Slow but steady. All models in the 2018 Kia Picanto range are powered by a 1.25 litre four-cylinder engine that develops a meagre 62kW @ 6000rpm and 122Nm @ 4000rpm and is mated to a four-speed automatic that drives the front wheels.
That four-speed auto feels old, and at times it feels like the gearbox just doesn’t know how to extract the best from the engine, which by the way, is more at home in the city rather than on hilly country roads.
Off the line though, the engine is eager and peppy, perfect for around town. Official fuel consumption figures are 5.8 litres per 100 kilometres on the combined cycle.
Handling is perfect for a car that’s a born city slicker.

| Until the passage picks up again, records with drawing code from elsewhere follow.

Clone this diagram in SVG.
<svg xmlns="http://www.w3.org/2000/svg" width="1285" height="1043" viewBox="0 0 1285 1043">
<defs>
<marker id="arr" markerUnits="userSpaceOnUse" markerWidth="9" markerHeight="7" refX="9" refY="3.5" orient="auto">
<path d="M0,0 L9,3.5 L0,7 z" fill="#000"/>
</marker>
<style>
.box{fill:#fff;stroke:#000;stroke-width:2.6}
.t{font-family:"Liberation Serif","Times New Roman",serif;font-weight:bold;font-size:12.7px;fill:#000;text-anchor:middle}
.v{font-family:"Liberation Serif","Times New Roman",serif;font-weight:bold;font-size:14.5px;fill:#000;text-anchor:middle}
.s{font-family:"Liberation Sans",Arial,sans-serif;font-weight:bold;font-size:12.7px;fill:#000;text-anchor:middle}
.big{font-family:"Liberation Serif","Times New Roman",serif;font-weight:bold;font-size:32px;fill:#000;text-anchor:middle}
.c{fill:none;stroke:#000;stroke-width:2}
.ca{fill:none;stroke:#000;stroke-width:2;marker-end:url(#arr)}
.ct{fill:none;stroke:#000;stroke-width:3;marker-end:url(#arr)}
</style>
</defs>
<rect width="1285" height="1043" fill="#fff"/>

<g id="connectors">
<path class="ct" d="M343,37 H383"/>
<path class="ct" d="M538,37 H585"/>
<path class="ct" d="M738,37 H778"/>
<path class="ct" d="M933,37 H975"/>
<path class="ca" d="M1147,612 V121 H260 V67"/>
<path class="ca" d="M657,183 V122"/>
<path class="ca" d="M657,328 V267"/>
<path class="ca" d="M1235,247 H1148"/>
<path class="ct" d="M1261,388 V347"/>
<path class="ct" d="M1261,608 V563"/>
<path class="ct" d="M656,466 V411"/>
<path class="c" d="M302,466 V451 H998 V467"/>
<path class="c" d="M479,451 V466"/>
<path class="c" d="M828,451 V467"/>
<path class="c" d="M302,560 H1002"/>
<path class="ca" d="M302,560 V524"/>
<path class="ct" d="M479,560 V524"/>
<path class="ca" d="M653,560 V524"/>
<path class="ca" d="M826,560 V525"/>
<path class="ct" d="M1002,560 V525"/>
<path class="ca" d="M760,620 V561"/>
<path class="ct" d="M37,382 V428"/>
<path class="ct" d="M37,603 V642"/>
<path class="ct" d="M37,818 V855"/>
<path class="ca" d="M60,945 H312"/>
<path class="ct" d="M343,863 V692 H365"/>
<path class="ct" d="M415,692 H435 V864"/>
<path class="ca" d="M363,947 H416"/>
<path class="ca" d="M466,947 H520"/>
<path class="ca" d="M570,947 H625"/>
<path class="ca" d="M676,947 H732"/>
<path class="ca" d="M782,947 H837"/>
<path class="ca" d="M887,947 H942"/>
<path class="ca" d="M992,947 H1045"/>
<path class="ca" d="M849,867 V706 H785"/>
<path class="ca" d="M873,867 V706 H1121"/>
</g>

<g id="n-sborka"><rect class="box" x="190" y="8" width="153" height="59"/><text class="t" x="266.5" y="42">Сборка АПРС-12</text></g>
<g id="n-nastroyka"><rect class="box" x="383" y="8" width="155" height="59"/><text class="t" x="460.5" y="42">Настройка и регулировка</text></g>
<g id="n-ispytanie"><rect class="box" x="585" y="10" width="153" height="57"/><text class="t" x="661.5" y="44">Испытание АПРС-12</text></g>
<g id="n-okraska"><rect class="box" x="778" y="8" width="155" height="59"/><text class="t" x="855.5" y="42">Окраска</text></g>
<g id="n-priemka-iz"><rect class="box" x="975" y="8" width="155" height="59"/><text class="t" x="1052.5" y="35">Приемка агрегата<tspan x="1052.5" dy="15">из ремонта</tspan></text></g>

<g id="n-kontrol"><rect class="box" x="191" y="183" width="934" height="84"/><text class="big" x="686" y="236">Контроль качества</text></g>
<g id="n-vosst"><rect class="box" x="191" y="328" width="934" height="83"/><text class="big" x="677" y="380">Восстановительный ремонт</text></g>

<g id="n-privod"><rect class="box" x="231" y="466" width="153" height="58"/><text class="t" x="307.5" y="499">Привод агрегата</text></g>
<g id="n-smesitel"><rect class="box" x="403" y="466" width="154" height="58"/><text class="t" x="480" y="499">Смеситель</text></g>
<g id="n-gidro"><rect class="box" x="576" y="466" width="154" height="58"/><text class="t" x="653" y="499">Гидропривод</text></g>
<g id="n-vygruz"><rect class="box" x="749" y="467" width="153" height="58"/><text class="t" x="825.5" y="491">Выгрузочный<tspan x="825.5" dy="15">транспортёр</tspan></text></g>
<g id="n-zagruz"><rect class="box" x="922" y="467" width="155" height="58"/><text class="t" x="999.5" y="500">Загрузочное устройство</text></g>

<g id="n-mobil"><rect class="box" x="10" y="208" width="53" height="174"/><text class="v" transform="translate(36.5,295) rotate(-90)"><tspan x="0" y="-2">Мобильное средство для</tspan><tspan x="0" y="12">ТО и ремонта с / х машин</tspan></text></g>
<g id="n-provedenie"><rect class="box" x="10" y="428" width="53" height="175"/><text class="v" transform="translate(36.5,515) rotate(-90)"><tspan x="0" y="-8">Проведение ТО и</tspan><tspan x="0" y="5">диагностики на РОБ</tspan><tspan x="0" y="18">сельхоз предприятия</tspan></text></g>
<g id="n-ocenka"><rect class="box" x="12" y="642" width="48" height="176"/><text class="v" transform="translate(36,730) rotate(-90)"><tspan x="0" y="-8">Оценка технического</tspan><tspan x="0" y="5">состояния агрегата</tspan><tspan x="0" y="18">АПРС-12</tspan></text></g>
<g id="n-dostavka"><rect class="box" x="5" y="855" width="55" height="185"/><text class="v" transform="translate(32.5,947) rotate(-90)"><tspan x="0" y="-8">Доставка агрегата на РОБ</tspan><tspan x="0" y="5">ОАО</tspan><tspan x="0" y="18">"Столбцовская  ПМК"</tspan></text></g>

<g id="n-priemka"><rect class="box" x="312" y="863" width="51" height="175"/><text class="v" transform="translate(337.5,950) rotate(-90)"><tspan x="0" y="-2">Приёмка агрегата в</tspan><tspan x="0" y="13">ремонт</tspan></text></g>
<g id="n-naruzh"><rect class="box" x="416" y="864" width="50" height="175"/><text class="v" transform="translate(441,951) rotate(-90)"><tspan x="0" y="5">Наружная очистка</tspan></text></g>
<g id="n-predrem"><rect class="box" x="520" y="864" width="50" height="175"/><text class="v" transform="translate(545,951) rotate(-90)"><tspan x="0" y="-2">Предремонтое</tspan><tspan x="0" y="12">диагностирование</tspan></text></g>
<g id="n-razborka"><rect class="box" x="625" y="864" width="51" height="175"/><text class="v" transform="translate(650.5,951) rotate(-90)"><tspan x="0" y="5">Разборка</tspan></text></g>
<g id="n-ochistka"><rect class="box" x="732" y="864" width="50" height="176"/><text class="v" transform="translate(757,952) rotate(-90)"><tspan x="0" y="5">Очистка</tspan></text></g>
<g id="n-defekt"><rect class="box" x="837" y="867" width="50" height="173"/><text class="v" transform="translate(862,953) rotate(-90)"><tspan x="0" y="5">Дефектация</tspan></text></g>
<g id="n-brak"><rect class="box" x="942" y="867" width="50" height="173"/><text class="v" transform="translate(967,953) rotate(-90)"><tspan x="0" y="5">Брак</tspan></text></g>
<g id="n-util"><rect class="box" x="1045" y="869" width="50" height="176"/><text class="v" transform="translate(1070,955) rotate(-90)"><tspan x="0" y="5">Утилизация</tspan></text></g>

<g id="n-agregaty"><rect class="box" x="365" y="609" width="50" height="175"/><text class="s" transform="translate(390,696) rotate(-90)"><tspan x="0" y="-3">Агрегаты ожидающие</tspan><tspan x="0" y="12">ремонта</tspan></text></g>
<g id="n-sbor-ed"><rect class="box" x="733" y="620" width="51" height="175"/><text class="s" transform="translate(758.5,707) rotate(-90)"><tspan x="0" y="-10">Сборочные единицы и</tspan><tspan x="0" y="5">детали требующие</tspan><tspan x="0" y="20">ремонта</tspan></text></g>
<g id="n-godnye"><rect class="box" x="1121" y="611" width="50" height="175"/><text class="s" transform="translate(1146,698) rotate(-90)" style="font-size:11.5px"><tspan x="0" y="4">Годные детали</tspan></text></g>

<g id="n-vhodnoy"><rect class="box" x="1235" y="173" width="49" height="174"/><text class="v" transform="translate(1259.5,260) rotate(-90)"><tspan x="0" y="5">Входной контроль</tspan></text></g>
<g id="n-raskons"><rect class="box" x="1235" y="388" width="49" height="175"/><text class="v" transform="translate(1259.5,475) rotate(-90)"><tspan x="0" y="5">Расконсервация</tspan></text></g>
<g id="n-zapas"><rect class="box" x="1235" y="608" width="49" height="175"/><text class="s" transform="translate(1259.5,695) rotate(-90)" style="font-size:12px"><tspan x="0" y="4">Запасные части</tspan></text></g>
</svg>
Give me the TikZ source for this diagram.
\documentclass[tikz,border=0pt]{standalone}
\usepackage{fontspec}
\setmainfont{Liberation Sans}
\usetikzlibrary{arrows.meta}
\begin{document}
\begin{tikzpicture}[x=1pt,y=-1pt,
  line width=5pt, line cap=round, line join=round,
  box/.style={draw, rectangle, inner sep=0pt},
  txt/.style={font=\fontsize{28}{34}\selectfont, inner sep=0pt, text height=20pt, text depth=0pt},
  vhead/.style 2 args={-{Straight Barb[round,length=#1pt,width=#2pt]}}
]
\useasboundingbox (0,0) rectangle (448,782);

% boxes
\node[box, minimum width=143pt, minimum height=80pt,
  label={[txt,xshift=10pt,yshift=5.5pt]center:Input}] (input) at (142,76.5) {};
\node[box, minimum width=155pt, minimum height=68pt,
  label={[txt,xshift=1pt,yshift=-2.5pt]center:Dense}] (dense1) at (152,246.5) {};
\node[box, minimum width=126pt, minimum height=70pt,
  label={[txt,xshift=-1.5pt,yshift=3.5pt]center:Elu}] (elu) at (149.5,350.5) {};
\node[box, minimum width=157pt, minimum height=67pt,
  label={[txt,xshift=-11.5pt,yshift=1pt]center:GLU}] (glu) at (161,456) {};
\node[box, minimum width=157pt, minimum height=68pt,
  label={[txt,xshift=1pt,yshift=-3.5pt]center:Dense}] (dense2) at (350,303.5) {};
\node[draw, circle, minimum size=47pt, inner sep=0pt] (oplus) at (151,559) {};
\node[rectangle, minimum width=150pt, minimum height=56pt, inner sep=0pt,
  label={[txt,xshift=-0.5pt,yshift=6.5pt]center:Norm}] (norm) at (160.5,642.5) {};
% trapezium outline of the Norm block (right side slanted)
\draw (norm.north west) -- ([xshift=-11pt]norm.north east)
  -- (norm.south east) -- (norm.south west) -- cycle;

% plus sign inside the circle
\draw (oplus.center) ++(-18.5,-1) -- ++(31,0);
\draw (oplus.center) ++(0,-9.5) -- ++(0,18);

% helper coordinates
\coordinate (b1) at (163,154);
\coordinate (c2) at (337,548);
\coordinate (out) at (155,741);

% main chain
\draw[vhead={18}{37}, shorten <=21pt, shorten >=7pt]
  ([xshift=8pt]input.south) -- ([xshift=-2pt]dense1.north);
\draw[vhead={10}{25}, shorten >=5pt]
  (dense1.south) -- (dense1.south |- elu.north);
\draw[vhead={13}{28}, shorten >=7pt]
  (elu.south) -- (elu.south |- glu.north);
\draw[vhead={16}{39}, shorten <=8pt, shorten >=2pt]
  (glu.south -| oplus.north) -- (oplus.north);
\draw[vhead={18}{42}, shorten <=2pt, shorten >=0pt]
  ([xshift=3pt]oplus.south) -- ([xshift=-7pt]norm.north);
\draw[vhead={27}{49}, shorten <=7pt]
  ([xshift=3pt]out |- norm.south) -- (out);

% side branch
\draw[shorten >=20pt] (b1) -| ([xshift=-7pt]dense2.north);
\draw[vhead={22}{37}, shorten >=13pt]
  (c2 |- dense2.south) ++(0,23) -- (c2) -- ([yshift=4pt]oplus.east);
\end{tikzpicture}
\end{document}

The steering is quick and light without feeling vague and the Picanto just feels nippy. The ride, though, can disintegrate quickly, and can be firm and even choppy at times. But then again, the Picanto S is cheap motoring a luxury cruiser it is not.
What’s it like inside?
In a nutshell? Very cleverly packaged. The front two occupants have ample head, lead and shoulder room and the Picanto feels spacious as opposed to small and tinny. Up the back, you will fit two adults – three very small people at a pinch – up to six feet tall. Legroom is at a premium, but because the front seats are mounted high, rear passengers can easily slide their feet underneath. However, we’d only recommend the backseats for adults for very short journeys.
The seats themselves are a little flat and a little unsupportive. They’re not overly uncomfortable though and they’re fit for purpose and more than adequate for a car that will be predominately used for A to B transport.
The interior design is typically Kia. There’s that infotainment screen that juts out the top of the dashboard, sensible ergonomics, VW-style instrument gauges and swathes of dark (hard and cheap) plastic.
That infotainment system is well laid out and easy to use, and reversing camera imagery is nice and clear. The stereo is a little underwhelming, though.
Overall, the Picanto’s cabin is a pleasant place to be, and it’s certainly not a bad way to do budget motoring.
What we like:
- Equipment levels
- Relative value
- Relatively spacious cabin
- Build quality
What we don’t:
- Only has a four star ANCAP rating. This is a sticking point, especially in a car aimed at young and inexperienced drivers
- Engine and transmission can feel dated and underwhelming
- Cheap interior plastics
- Ride can be harsh at times
Sale or no sale?
Yes and no. The Kia Picanto S is great value for money and a decent package overall, but that four-star ANCAP rating is a big letdown.